<<<<

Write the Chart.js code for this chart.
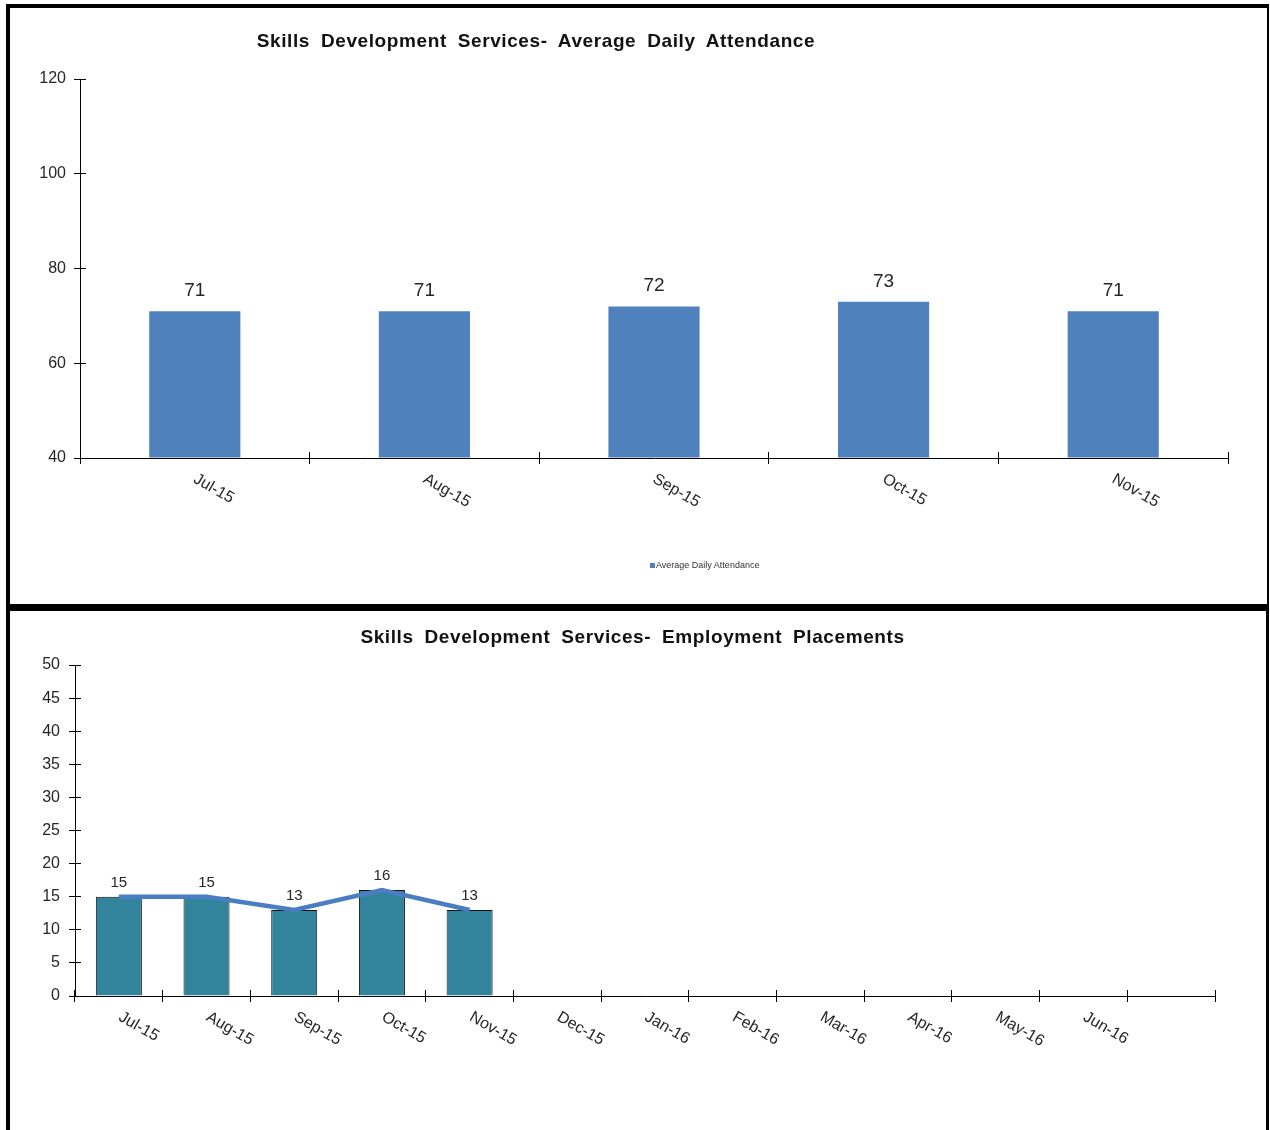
<!DOCTYPE html>
<html>
<head>
<meta charset="utf-8">
<script src="https://cdn.jsdelivr.net/npm/chart.js@4.4.1/dist/chart.umd.min.js"></script>
<style>
  html, body { margin: 0; padding: 0; background: #fff; }
  #page { position: relative; width: 1270px; height: 1130px; overflow: hidden; background: #fff; font-family: "Liberation Sans", Arial, sans-serif; }
  .box { position: absolute; box-sizing: border-box; border-style: solid; border-color: #000; }
  #box1 { left: 6px; top: 4px; width: 1263px; height: 603px; border-width: 4px 2px 3px 4px; }
  #box2 { left: 6px; top: 607px; width: 1263px; height: 540px; border-width: 4px 3px 0 4px; }
  canvas { position: absolute; }
  #c1 { left: 10px; top: 8px; }
  #c2 { left: 10px; top: 611px; }
  .title { position: absolute; left: 0; text-align: center; font-weight: bold; font-size: 19px; line-height: 19px; letter-spacing: 0.6px; word-spacing: 5px; color: #111; white-space: nowrap; }
  #t1 { top: 31px; width: 1072px; }
  #t2 { top: 627px; width: 1265px; }
  #legSq { position: absolute; left: 650px; top: 563px; width: 5px; height: 5px; background: #4F81BD; }
  #legTx { position: absolute; left: 656px; top: 560px; font-size: 9px; line-height: 10px; color: #333; white-space: nowrap; }
</style>
</head>
<body>
<div id="page">
  <div class="box" id="box1"></div>
  <div class="box" id="box2"></div>
  <canvas id="c1" width="1257" height="596"></canvas>
  <canvas id="c2" width="1256" height="519"></canvas>
  <div class="title" id="t1">Skills Development Services- Average Daily Attendance</div>
  <div class="title" id="t2">Skills Development Services- Employment Placements</div>
  <div id="legSq"></div>
  <div id="legTx">Average Daily Attendance</div>
</div>
<script>
// ---- Data ----
const attendanceMonths = ["Jul-15", "Aug-15", "Sep-15", "Oct-15", "Nov-15"];
const attendanceValues = [71, 71, 72, 73, 71];
const attendanceTicks = [40, 60, 80, 100, 120];

const placementMonths = ["Jul-15", "Aug-15", "Sep-15", "Oct-15", "Nov-15", "Dec-15", "Jan-16", "Feb-16", "Mar-16", "Apr-16", "May-16", "Jun-16", ""];
const placementBars = [15, 15, 13, 16, 13, null, null, null, null, null, null, null, null];
const placementLine = [15, 15, 13, 16, 13, null, null, null, null, null, null, null, null];
const placementTicks = [0, 5, 10, 15, 20, 25, 30, 35, 40, 45, 50];

const FONT = '"Liberation Sans", Arial, sans-serif';
const TEXT = '#262626';

function alignPx(p) { return Math.round(p - 0.5) + 0.5; }

// Axis decorations: inner half of crossing tick marks + rotated category labels
const axisDecor = {
  id: 'axisDecor',
  afterDraw(chart, args, opts) {
    const ctx = chart.ctx;
    const xs = chart.scales.x, ys = chart.scales.y;
    const area = chart.chartArea;
    ctx.save();
    ctx.strokeStyle = '#000';
    ctx.lineWidth = 1;
    ys.ticks.forEach((t, i) => {
      const y = alignPx(ys.getPixelForTick(i));
      ctx.beginPath(); ctx.moveTo(area.left, y); ctx.lineTo(area.left + 6, y); ctx.stroke();
    });
    const n = chart.data.labels.length;
    const half = (xs.getPixelForValue(1) - xs.getPixelForValue(0)) / 2;
    for (let i = 0; i <= n; i++) {
      const x = alignPx(xs.getPixelForValue(i) - half);
      ctx.beginPath(); ctx.moveTo(x, area.bottom); ctx.lineTo(x, area.bottom - 6); ctx.stroke();
    }
    ctx.font = opts.font;
    ctx.fillStyle = TEXT;
    ctx.textAlign = 'left';
    ctx.textBaseline = 'top';
    chart.data.labels.forEach((lab, i) => {
      if (!lab) return;
      const x = xs.getPixelForValue(i);
      ctx.save();
      ctx.translate(x + opts.dx, area.bottom + opts.dy);
      ctx.rotate(30 * Math.PI / 180);
      ctx.fillText(lab, 0, 0);
      ctx.restore();
    });
    ctx.restore();
  }
};

// Value labels above bars
const valueLabels = {
  id: 'valueLabels',
  afterDatasetsDraw(chart, args, opts) {
    const ctx = chart.ctx;
    const meta = chart.getDatasetMeta(opts.datasetIndex);
    const data = chart.data.datasets[opts.datasetIndex].data;
    ctx.save();
    ctx.font = opts.font;
    ctx.fillStyle = TEXT;
    ctx.textAlign = 'center';
    ctx.textBaseline = 'alphabetic';
    meta.data.forEach((el, i) => {
      const v = data[i];
      if (v === null || v === undefined) return;
      ctx.fillText(String(v), el.x, el.y - opts.offset);
    });
    ctx.restore();
  }
};

function yScale(min, max, step, width, pad) {
  return {
    min: min, max: max,
    afterFit(s) { s.width = width; },
    ticks: { stepSize: step, color: TEXT, font: { family: FONT, size: 16 }, padding: pad },
    grid: { drawOnChartArea: false, drawTicks: true, tickLength: 6, color: '#000', lineWidth: 1 },
    border: { display: true, color: '#000', width: 1 }
  };
}
function xScale(height) {
  return {
    offset: true,
    afterFit(s) { s.height = height; },
    ticks: { display: false },
    grid: { offset: true, drawOnChartArea: false, drawTicks: true, tickLength: 6, color: '#000', lineWidth: 1 },
    border: { display: true, color: '#000', width: 1 }
  };
}

// ---- Chart 1 ----
new Chart(document.getElementById('c1'), {
  type: 'bar',
  data: {
    labels: attendanceMonths,
    datasets: [{
      label: 'Average Daily Attendance',
      data: attendanceValues,
      base: attendanceTicks[0],
      backgroundColor: '#4F81BD',
      borderWidth: 0,
      categoryPercentage: 1,
      barPercentage: 0.397
    }]
  },
  options: {
    responsive: false,
    animation: false,
    devicePixelRatio: 1,
    layout: { padding: { left: 0, right: 39, top: 71, bottom: 0 } },
    scales: {
      x: xScale(146),
      y: yScale(attendanceTicks[0], attendanceTicks[attendanceTicks.length - 1], 20, 70, 8)
    },
    plugins: {
      legend: { display: false },
      title: { display: false },
      tooltip: { enabled: false },
      axisDecor: { font: '16px ' + FONT, dx: 4, dy: 13 },
      valueLabels: { datasetIndex: 0, font: '19px ' + FONT, offset: 15 }
    }
  },
  plugins: [axisDecor, valueLabels]
});

// ---- Chart 2 ----
new Chart(document.getElementById('c2'), {
  type: 'bar',
  data: {
    labels: placementMonths,
    datasets: [{
      type: 'line',
      label: 'Trend',
      data: placementLine,
      borderColor: '#4A7DC1',
      borderWidth: 4.5,
      pointRadius: 0,
      tension: 0,
      spanGaps: false,
      order: 0
    }, {
      type: 'bar',
      label: 'Employment Placements',
      data: placementBars,
      backgroundColor: '#31849B',
      borderColor: '#111',
      borderWidth: 1,
      categoryPercentage: 1,
      barPercentage: 0.525,
      order: 1
    }]
  },
  options: {
    responsive: false,
    animation: false,
    devicePixelRatio: 1,
    layout: { padding: { left: 0, right: 51, top: 54, bottom: 0 } },
    scales: {
      x: xScale(134),
      y: yScale(placementTicks[0], placementTicks[placementTicks.length - 1], 5, 65, 9)
    },
    plugins: {
      legend: { display: false },
      title: { display: false },
      tooltip: { enabled: false },
      axisDecor: { font: '16px ' + FONT, dx: 5, dy: 13 },
      valueLabels: { datasetIndex: 1, font: '15px ' + FONT, offset: 10 }
    }
  },
  plugins: [axisDecor, valueLabels]
});
</script>
</body>
</html>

>>>>

* OBJECTIVE
Write the listing above out again exactly, dropping each image.

* RESULT
Write the Chart.js code for this chart.
<!DOCTYPE html>
<html>
<head>
<meta charset="utf-8">
<script src="https://cdn.jsdelivr.net/npm/chart.js@4.4.1/dist/chart.umd.min.js"></script>
<style>
  html, body { margin: 0; padding: 0; background: #fff; }
  #page { position: relative; width: 1270px; height: 1130px; overflow: hidden; background: #fff; font-family: "Liberation Sans", Arial, sans-serif; }
  .box { position: absolute; box-sizing: border-box; border-style: solid; border-color: #000; }
  #box1 { left: 6px; top: 4px; width: 1263px; height: 603px; border-width: 4px 2px 3px 4px; }
  #box2 { left: 6px; top: 607px; width: 1263px; height: 540px; border-width: 4px 3px 0 4px; }
  canvas { position: absolute; }
  #c1 { left: 10px; top: 8px; }
  #c2 { left: 10px; top: 611px; }
  .title { position: absolute; left: 0; text-align: center; font-weight: bold; font-size: 19px; line-height: 19px; letter-spacing: 0.6px; word-spacing: 5px; color: #111; white-space: nowrap; }
  #t1 { top: 31px; width: 1072px; }
  #t2 { top: 627px; width: 1265px; }
  #legSq { position: absolute; left: 650px; top: 563px; width: 5px; height: 5px; background: #4F81BD; }
  #legTx { position: absolute; left: 656px; top: 560px; font-size: 9px; line-height: 10px; color: #333; white-space: nowrap; }
</style>
</head>
<body>
<div id="page">
  <div class="box" id="box1"></div>
  <div class="box" id="box2"></div>
  <canvas id="c1" width="1257" height="596"></canvas>
  <canvas id="c2" width="1256" height="519"></canvas>
  <div class="title" id="t1">Skills Development Services- Average Daily Attendance</div>
  <div class="title" id="t2">Skills Development Services- Employment Placements</div>
  <div id="legSq"></div>
  <div id="legTx">Average Daily Attendance</div>
</div>
<script>
// ---- Data ----
const attendanceMonths = ["Jul-15", "Aug-15", "Sep-15", "Oct-15", "Nov-15"];
const attendanceValues = [71, 71, 72, 73, 71];
const attendanceTicks = [40, 60, 80, 100, 120];

const placementMonths = ["Jul-15", "Aug-15", "Sep-15", "Oct-15", "Nov-15", "Dec-15", "Jan-16", "Feb-16", "Mar-16", "Apr-16", "May-16", "Jun-16", ""];
const placementBars = [15, 15, 13, 16, 13, null, null, null, null, null, null, null, null];
const placementLine = [15, 15, 13, 16, 13, null, null, null, null, null, null, null, null];
const placementTicks = [0, 5, 10, 15, 20, 25, 30, 35, 40, 45, 50];

const FONT = '"Liberation Sans", Arial, sans-serif';
const TEXT = '#262626';

function alignPx(p) { return Math.round(p - 0.5) + 0.5; }

// Axis decorations: inner half of crossing tick marks + rotated category labels
const axisDecor = {
  id: 'axisDecor',
  afterDraw(chart, args, opts) {
    const ctx = chart.ctx;
    const xs = chart.scales.x, ys = chart.scales.y;
    const area = chart.chartArea;
    ctx.save();
    ctx.strokeStyle = '#000';
    ctx.lineWidth = 1;
    ys.ticks.forEach((t, i) => {
      const y = alignPx(ys.getPixelForTick(i));
      ctx.beginPath(); ctx.moveTo(area.left, y); ctx.lineTo(area.left + 6, y); ctx.stroke();
    });
    const n = chart.data.labels.length;
    const half = (xs.getPixelForValue(1) - xs.getPixelForValue(0)) / 2;
    for (let i = 0; i <= n; i++) {
      const x = alignPx(xs.getPixelForValue(i) - half);
      ctx.beginPath(); ctx.moveTo(x, area.bottom); ctx.lineTo(x, area.bottom - 6); ctx.stroke();
    }
    ctx.font = opts.font;
    ctx.fillStyle = TEXT;
    ctx.textAlign = 'left';
    ctx.textBaseline = 'top';
    chart.data.labels.forEach((lab, i) => {
      if (!lab) return;
      const x = xs.getPixelForValue(i);
      ctx.save();
      ctx.translate(x + opts.dx, area.bottom + opts.dy);
      ctx.rotate(30 * Math.PI / 180);
      ctx.fillText(lab, 0, 0);
      ctx.restore();
    });
    ctx.restore();
  }
};

// Value labels above bars
const valueLabels = {
  id: 'valueLabels',
  afterDatasetsDraw(chart, args, opts) {
    const ctx = chart.ctx;
    const meta = chart.getDatasetMeta(opts.datasetIndex);
    const data = chart.data.datasets[opts.datasetIndex].data;
    ctx.save();
    ctx.font = opts.font;
    ctx.fillStyle = TEXT;
    ctx.textAlign = 'center';
    ctx.textBaseline = 'alphabetic';
    meta.data.forEach((el, i) => {
      const v = data[i];
      if (v === null || v === undefined) return;
      ctx.fillText(String(v), el.x, el.y - opts.offset);
    });
    ctx.restore();
  }
};

function yScale(min, max, step, width, pad) {
  return {
    min: min, max: max,
    afterFit(s) { s.width = width; },
    ticks: { stepSize: step, color: TEXT, font: { family: FONT, size: 16 }, padding: pad },
    grid: { drawOnChartArea: false, drawTicks: true, tickLength: 6, color: '#000', lineWidth: 1 },
    border: { display: true, color: '#000', width: 1 }
  };
}
function xScale(height) {
  return {
    offset: true,
    afterFit(s) { s.height = height; },
    ticks: { display: false },
    grid: { offset: true, drawOnChartArea: false, drawTicks: true, tickLength: 6, color: '#000', lineWidth: 1 },
    border: { display: true, color: '#000', width: 1 }
  };
}

// ---- Chart 1 ----
new Chart(document.getElementById('c1'), {
  type: 'bar',
  data: {
    labels: attendanceMonths,
    datasets: [{
      label: 'Average Daily Attendance',
      data: attendanceValues,
      base: attendanceTicks[0],
      backgroundColor: '#4F81BD',
      borderWidth: 0,
      categoryPercentage: 1,
      barPercentage: 0.397
    }]
  },
  options: {
    responsive: false,
    animation: false,
    devicePixelRatio: 1,
    layout: { padding: { left: 0, right: 39, top: 71, bottom: 0 } },
    scales: {
      x: xScale(146),
      y: yScale(attendanceTicks[0], attendanceTicks[attendanceTicks.length - 1], 20, 70, 8)
    },
    plugins: {
      legend: { display: false },
      title: { display: false },
      tooltip: { enabled: false },
      axisDecor: { font: '16px ' + FONT, dx: 4, dy: 13 },
      valueLabels: { datasetIndex: 0, font: '19px ' + FONT, offset: 15 }
    }
  },
  plugins: [axisDecor, valueLabels]
});

// ---- Chart 2 ----
new Chart(document.getElementById('c2'), {
  type: 'bar',
  data: {
    labels: placementMonths,
    datasets: [{
      type: 'line',
      label: 'Trend',
      data: placementLine,
      borderColor: '#4A7DC1',
      borderWidth: 4.5,
      pointRadius: 0,
      tension: 0,
      spanGaps: false,
      order: 0
    }, {
      type: 'bar',
      label: 'Employment Placements',
      data: placementBars,
      backgroundColor: '#31849B',
      borderColor: '#111',
      borderWidth: 1,
      categoryPercentage: 1,
      barPercentage: 0.525,
      order: 1
    }]
  },
  options: {
    responsive: false,
    animation: false,
    devicePixelRatio: 1,
    layout: { padding: { left: 0, right: 51, top: 54, bottom: 0 } },
    scales: {
      x: xScale(134),
      y: yScale(placementTicks[0], placementTicks[placementTicks.length - 1], 5, 65, 9)
    },
    plugins: {
      legend: { display: false },
      title: { display: false },
      tooltip: { enabled: false },
      axisDecor: { font: '16px ' + FONT, dx: 5, dy: 13 },
      valueLabels: { datasetIndex: 1, font: '15px ' + FONT, offset: 10 }
    }
  },
  plugins: [axisDecor, valueLabels]
});
</script>
</body>
</html>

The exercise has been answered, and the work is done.